▶ **Exercise details**
Can you write out every line from the start of the records below through the line containing "from matplotlib.patches import", leaving out any pictures?

=====

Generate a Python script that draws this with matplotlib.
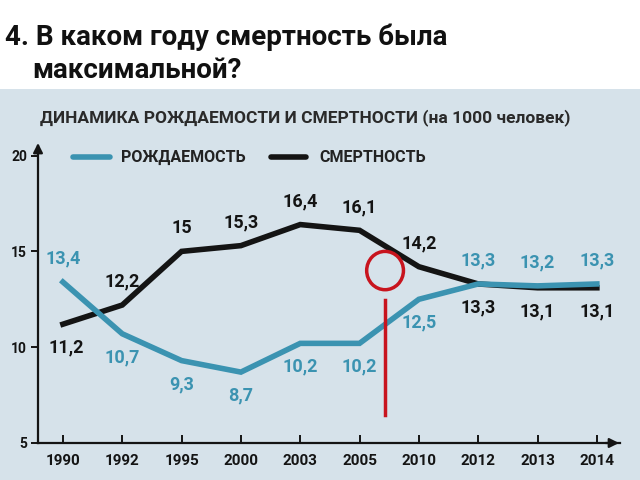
import matplotlib.pyplot as plt
from matplotlib.patches import Rectangle, Ellipse

years = ["1990", "1992", "1995", "2000", "2003", "2005", "2010", "2012", "2013", "2014"]
births = [13.4, 10.7, 9.3, 8.7, 10.2, 10.2, 12.5, 13.3, 13.2, 13.3]
deaths = [11.2, 12.2, 15.0, 15.3, 16.4, 16.1, 14.2, 13.3, 13.1, 13.1]
birth_labels = ["13,4", "10,7", "9,3", "8,7", "10,2", "10,2", "12,5", "13,3", "13,2", "13,3"]
death_labels = ["11,2", "12,2", "15", "15,3", "16,4", "16,1", "14,2", "13,3", "13,1", "13,1"]
# label above (+1) or below (-1) the point
birth_side = [1, -1, -1, -1, -1, -1, -1, 1, 1, 1]
death_side = [-1, 1, 1, 1, 1, 1, 1, -1, -1, -1]
yticks = [5, 10, 15, 20]

BLUE = "#3b93b1"
BLACK = "#141414"
RED = "#c8141e"
BG = "#d6e2ea"
FONT = ["Roboto", "DejaVu Sans"]

fig = plt.figure(figsize=(6.4, 4.8), dpi=100)
fig.patch.set_facecolor("white")
fig.patches.append(Rectangle((0, 0), 1, 391 / 480, transform=fig.transFigure,
                             facecolor=BG, edgecolor="none", zorder=-5))

fig.text(0.008, 0.906, "4. В каком году смертность была", fontsize=20,
         fontweight="bold", family=FONT, color="#111")
fig.text(0.05, 0.8375, "максимальной?", fontsize=20, fontweight="bold",
         family=FONT, color="#111")
fig.text(0.062, 0.745, "ДИНАМИКА РОЖДАЕМОСТИ И СМЕРТНОСТИ (на 1000 человек)",
         fontsize=12.5, fontweight="bold", family=FONT, color="#2a2a2a")

ax = fig.add_axes([38 / 640, 37 / 480, 582 / 640, 297 / 480])
ax.set_facecolor("none")
ax.set_zorder(2)
x = list(range(len(years)))
ax.set_xlim(-0.42, 9.39)
ax.set_ylim(5, 20.5)

ax.plot(x, deaths, color=BLACK, lw=4, solid_joinstyle="miter", zorder=3)
ax.plot(x, births, color=BLUE, lw=4, solid_joinstyle="miter", zorder=4)

for i in x:
    dy = 0.75 if death_side[i] > 0 else -0.75
    xi = i + 0.05 if i == 0 else i
    ax.text(xi, deaths[i] + dy, death_labels[i], ha="center",
            va="bottom" if dy > 0 else "top", fontsize=13, fontweight="bold",
            color=BLACK, family=FONT)
    dy = 0.75 if birth_side[i] > 0 else -0.75
    ax.text(i, births[i] + dy, birth_labels[i], ha="center",
            va="bottom" if dy > 0 else "top", fontsize=13, fontweight="bold",
            color=BLUE, family=FONT)

# legend
fig.add_artist(plt.Line2D([73 / 640, 110 / 640], [323 / 480, 323 / 480],
                          color=BLUE, lw=4, solid_capstyle="round"))
fig.text(121 / 640, 323 / 480, "РОЖДАЕМОСТЬ", va="center", fontsize=11.5,
         fontweight="bold", family=FONT, color="#222")
fig.add_artist(plt.Line2D([271 / 640, 306 / 640], [323 / 480, 323 / 480],
                          color=BLACK, lw=4, solid_capstyle="round"))
fig.text(319 / 640, 323 / 480, "СМЕРТНОСТЬ", va="center", fontsize=11.5,
         fontweight="bold", family=FONT, color="#222")

# red annotation
ax.add_patch(Ellipse((5.43, 14.0), 0.62, 2.0, fill=False, edgecolor=RED,
                     lw=2.5, zorder=5))
ax.plot([5.43, 5.43], [12.45, 6.45], color=RED, lw=2.5, zorder=5)

for s in ["top", "right"]:
    ax.spines[s].set_visible(False)
for s in ["left", "bottom"]:
    ax.spines[s].set_color(BLACK)
    ax.spines[s].set_linewidth(1.6)
ax.annotate("", xy=(9.42, 5), xytext=(9.1, 5),
            arrowprops=dict(arrowstyle="-|>", color=BLACK, lw=1.6,
                            mutation_scale=14), annotation_clip=False)
ax.annotate("", xy=(-0.42, 20.8), xytext=(-0.42, 20.0),
            arrowprops=dict(arrowstyle="-|>", color=BLACK, lw=1.6,
                            mutation_scale=14), annotation_clip=False)

ax.set_xticks(x)
ax.set_xticklabels(years)
ax.set_yticks(yticks)
ax.set_yticklabels([str(v) for v in yticks])
ax.tick_params(axis="x", direction="in", length=6, width=1.4, colors=BLACK,
               pad=8, labelsize=11)
ax.tick_params(axis="y", direction="out", length=5, width=1.4, colors=BLACK,
               pad=3, labelsize=10)
for lab in ax.get_xticklabels() + ax.get_yticklabels():
    lab.set_fontweight("bold")
    lab.set_family(FONT)

fig.savefig("out.png", dpi=100)
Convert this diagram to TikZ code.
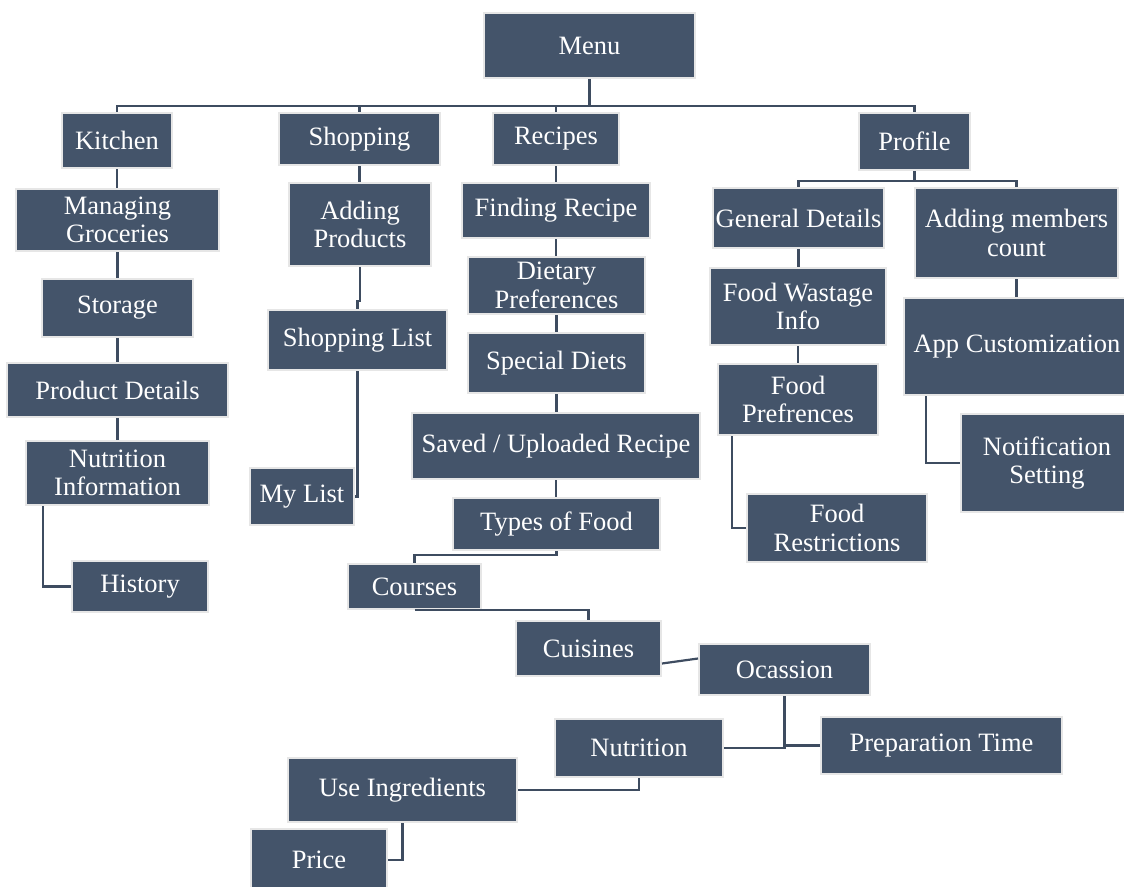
\documentclass[tikz,border=0pt]{standalone}
\usepackage{fontspec}
\setmainfont{Liberation Serif}
\definecolor{boxfill}{HTML}{44546A}
\definecolor{boxedge}{HTML}{E6E6E6}
\definecolor{conn}{HTML}{3E4C60}
\newcommand\mybox[6]{\node[box, minimum width=#4pt, minimum height=#5pt] (#1) at (#2,#3) {#6};}
\begin{document}
\begin{tikzpicture}[x=1pt,y=-1pt,
  box/.style={draw=boxedge, line width=2pt, fill=boxfill, text=white, align=center, inner sep=0pt,
    font=\fontsize{26.5}{28.5}\selectfont},
  link/.style={draw=conn, line width=2.2pt}]
\useasboundingbox (0,0) rectangle (1124,886);
% top level
\mybox{Menu}{589.5}{45.5}{211}{65}{Menu}
\mybox{Kitchen}{117}{140.5}{110}{55}{Kitchen}
\mybox{Shopping}{359.5}{139}{161}{52}{Shopping}
\mybox{Recipes}{556}{139}{126}{52}{Recipes}
\mybox{Profile}{914.5}{141.5}{111}{57}{Profile}
% kitchen column
\mybox{Groceries}{117.5}{220}{203}{62}{Managing\\Groceries}
\mybox{Storage}{117.5}{308}{151}{58}{Storage}
\mybox{ProdDet}{117.5}{390}{221}{54}{Product Details}
\mybox{NutrInfo}{117.5}{473}{183}{64}{Nutrition\\Information}
\mybox{History}{140}{586.5}{136}{51}{History}
% shopping column
\mybox{AddProd}{360}{224.5}{142}{83}{Adding\\Products}
\mybox{ShopList}{357.5}{340}{179}{60}{Shopping List}
\mybox{MyList}{302}{496.5}{104}{57}{My List}
% recipes column
\mybox{FindRec}{556}{210.5}{188}{55}{Finding Recipe}
\mybox{Dietary}{556.5}{285.5}{177}{57}{Dietary\\Preferences}
\mybox{Special}{556.5}{363}{177}{60}{Special Diets}
\mybox{Saved}{556}{446}{288}{66}{Saved / Uploaded Recipe}
\mybox{Types}{556.5}{524}{207}{52}{Types of Food}
\mybox{Courses}{414.5}{586.5}{133}{45}{Courses}
\mybox{Cuisines}{588.5}{648.5}{145}{55}{Cuisines}
\mybox{Ocassion}{784.5}{669.5}{171}{51}{Ocassion}
\mybox{PrepTime}{941.5}{745.5}{241}{57}{Preparation Time}
\mybox{Nutrition}{639}{748}{168}{58}{Nutrition}
\mybox{UseIng}{402.5}{790}{229}{64}{Use Ingredients}
\mybox{Price}{319}{860}{136}{62}{Price}
% profile column
\mybox{General}{798.5}{218}{171}{60}{General Details}
\mybox{Members}{1016.5}{233}{203}{90}{Adding members\\count}
\mybox{Wastage}{798}{306.5}{176}{77}{Food Wastage\\Info}
\mybox{FoodPref}{798}{399.5}{160}{71}{Food\\Prefrences}
\mybox{FoodRestr}{837}{528}{180}{68}{Food\\Restrictions}
\mybox{AppCust}{1017}{346.5}{226}{97}{App Customization}
\mybox{Notif}{1047}{463}{172}{98}{Notification\\Setting}
% connectors
\draw[link] (Menu.south) -- ++(0,27) -| (Kitchen.north);
\draw[link] (Menu.south) -- ++(0,27) -| (Shopping.north);
\draw[link] (Menu.south) -- ++(0,27) -| (Recipes.north);
\draw[link] (Menu.south) -- ++(0,27) -| (Profile.north);
\draw[link] (Kitchen.south) -- (Kitchen.south |- Groceries.north);
\draw[link] (Groceries.south) -- (Groceries.south |- Storage.north);
\draw[link] (Storage.south) -- (Storage.south |- ProdDet.north);
\draw[link] (ProdDet.south) -- (ProdDet.south |- NutrInfo.north);
\draw[link] ([xshift=18pt]NutrInfo.south west) |- (History.west);
\draw[link] (Shopping.south) -- (Shopping.south |- AddProd.north);
\draw[link] (AddProd.south) -- ++(0,34) -| (ShopList.north);
\draw[link] (ShopList.south) |- (MyList.east);
\draw[link] (Recipes.south) -- (Recipes.south |- FindRec.north);
\draw[link] (FindRec.south) -- (FindRec.south |- Dietary.north);
\draw[link] (Dietary.south) -- (Dietary.south |- Special.north);
\draw[link] (Special.south) -- (Special.south |- Saved.north);
\draw[link] (Saved.south) -- (Saved.south |- Types.north);
\draw[link] (Types.south) -- ++(0,4) -| (Courses.north);
\draw[link] (Courses.south) -| (Cuisines.north);
\draw[link] ([yshift=-15pt]Cuisines.east) -- ([yshift=11pt]Ocassion.west);
\draw[link] (Ocassion.south) |- (Nutrition.east);
\draw[link] (Ocassion.south) |- (PrepTime.west);
\draw[link] (Nutrition.south) |- (UseIng.east);
\draw[link] (UseIng.south) |- (Price.east);
\draw[link] (Profile.south) -- ++(0,10) -| (General.north);
\draw[link] (Profile.south) -- ++(0,10) -| (Members.north);
\draw[link] (General.south) -- (General.south |- Wastage.north);
\draw[link] (Wastage.south) -- (Wastage.south |- FoodPref.north);
\draw[link] ([xshift=15pt]FoodPref.south west) |- (FoodRestr.west);
\draw[link] (Members.south) -- (Members.south |- AppCust.north);
\draw[link] ([xshift=23pt]AppCust.south west) |- (Notif.west);
\end{tikzpicture}
\end{document}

=====

▶ **Task solution**
Generate a Python script that draws this with matplotlib.
import matplotlib.pyplot as plt
from matplotlib.patches import Rectangle, Ellipse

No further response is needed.